**Task directions**
Copy every line of the data that includes the string "this".

**Excerpted data**
-- start --

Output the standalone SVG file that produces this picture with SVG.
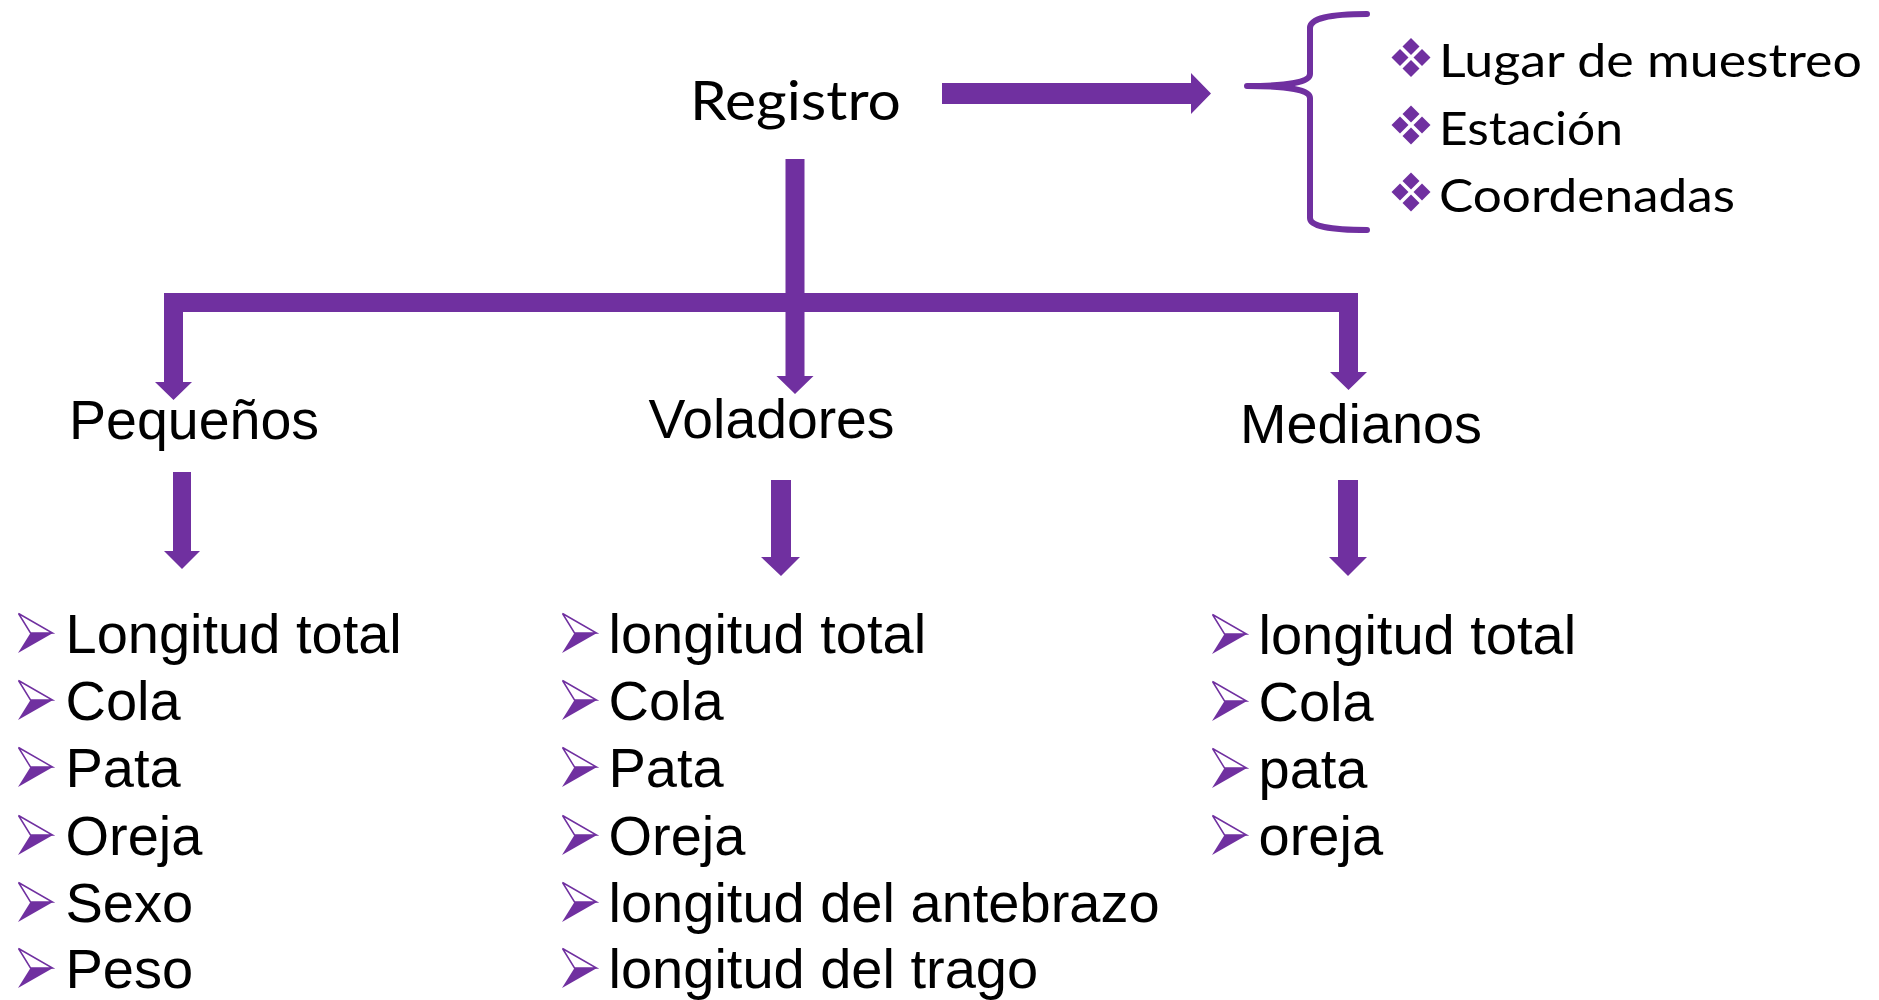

-- end --
-- start --

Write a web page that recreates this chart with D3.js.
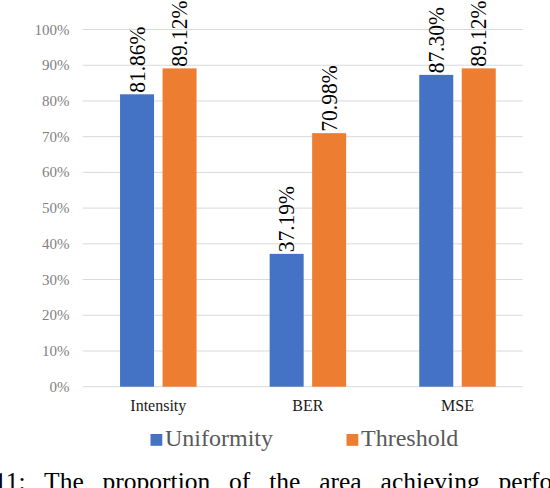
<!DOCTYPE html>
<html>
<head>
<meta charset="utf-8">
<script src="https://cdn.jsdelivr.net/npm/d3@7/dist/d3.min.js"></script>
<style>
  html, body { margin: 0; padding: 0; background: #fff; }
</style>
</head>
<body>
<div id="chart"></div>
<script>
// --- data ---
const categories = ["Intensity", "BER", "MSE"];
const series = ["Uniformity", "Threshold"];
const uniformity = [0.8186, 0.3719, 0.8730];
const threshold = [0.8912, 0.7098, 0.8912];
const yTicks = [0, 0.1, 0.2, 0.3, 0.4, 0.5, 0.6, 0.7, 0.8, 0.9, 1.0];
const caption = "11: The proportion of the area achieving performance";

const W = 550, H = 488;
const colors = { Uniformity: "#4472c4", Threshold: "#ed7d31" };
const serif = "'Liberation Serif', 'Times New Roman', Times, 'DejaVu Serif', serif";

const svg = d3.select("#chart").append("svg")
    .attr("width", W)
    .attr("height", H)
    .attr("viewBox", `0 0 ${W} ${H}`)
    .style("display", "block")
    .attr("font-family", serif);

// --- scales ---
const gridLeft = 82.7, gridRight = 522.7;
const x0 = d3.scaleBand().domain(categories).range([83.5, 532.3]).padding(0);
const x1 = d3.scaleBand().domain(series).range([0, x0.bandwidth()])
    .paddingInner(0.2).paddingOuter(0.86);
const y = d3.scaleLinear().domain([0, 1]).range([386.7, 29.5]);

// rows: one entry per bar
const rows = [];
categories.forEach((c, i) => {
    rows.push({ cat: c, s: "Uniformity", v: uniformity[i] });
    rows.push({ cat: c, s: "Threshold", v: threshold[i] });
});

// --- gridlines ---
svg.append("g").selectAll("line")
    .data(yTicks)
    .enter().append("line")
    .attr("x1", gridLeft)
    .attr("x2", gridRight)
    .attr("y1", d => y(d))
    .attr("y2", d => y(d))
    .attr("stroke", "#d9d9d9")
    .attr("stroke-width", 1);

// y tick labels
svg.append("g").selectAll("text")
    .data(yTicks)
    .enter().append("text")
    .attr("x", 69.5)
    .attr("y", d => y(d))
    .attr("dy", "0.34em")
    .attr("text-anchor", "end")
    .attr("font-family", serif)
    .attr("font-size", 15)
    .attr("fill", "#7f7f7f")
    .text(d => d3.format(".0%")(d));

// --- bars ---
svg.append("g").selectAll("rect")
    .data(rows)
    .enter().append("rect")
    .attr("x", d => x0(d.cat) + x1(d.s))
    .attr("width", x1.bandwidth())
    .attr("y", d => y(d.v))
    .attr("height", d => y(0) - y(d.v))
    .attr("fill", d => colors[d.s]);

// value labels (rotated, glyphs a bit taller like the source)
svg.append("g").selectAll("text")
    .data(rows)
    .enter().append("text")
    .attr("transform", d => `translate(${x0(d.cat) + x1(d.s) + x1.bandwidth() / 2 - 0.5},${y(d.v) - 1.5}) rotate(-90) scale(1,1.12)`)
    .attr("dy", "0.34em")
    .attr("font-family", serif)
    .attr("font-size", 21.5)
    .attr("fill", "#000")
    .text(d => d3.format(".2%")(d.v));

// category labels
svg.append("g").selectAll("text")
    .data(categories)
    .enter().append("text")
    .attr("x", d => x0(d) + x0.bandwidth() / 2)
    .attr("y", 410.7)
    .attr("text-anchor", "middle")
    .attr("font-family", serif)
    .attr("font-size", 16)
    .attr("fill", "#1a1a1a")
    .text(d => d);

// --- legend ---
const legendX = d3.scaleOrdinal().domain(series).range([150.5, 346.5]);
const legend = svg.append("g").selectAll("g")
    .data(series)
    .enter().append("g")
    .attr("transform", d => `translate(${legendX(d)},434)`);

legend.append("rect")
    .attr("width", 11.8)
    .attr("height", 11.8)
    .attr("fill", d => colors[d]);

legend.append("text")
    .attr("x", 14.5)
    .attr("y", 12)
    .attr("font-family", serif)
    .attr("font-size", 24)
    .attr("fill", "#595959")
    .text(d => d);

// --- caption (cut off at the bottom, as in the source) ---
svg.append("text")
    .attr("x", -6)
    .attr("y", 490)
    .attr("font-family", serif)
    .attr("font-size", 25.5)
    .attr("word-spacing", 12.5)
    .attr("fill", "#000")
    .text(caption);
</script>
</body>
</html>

-- end --

**Task response**
Output the standalone SVG file that produces this picture with SVG.
Write a web page that recreates this chart with D3.js.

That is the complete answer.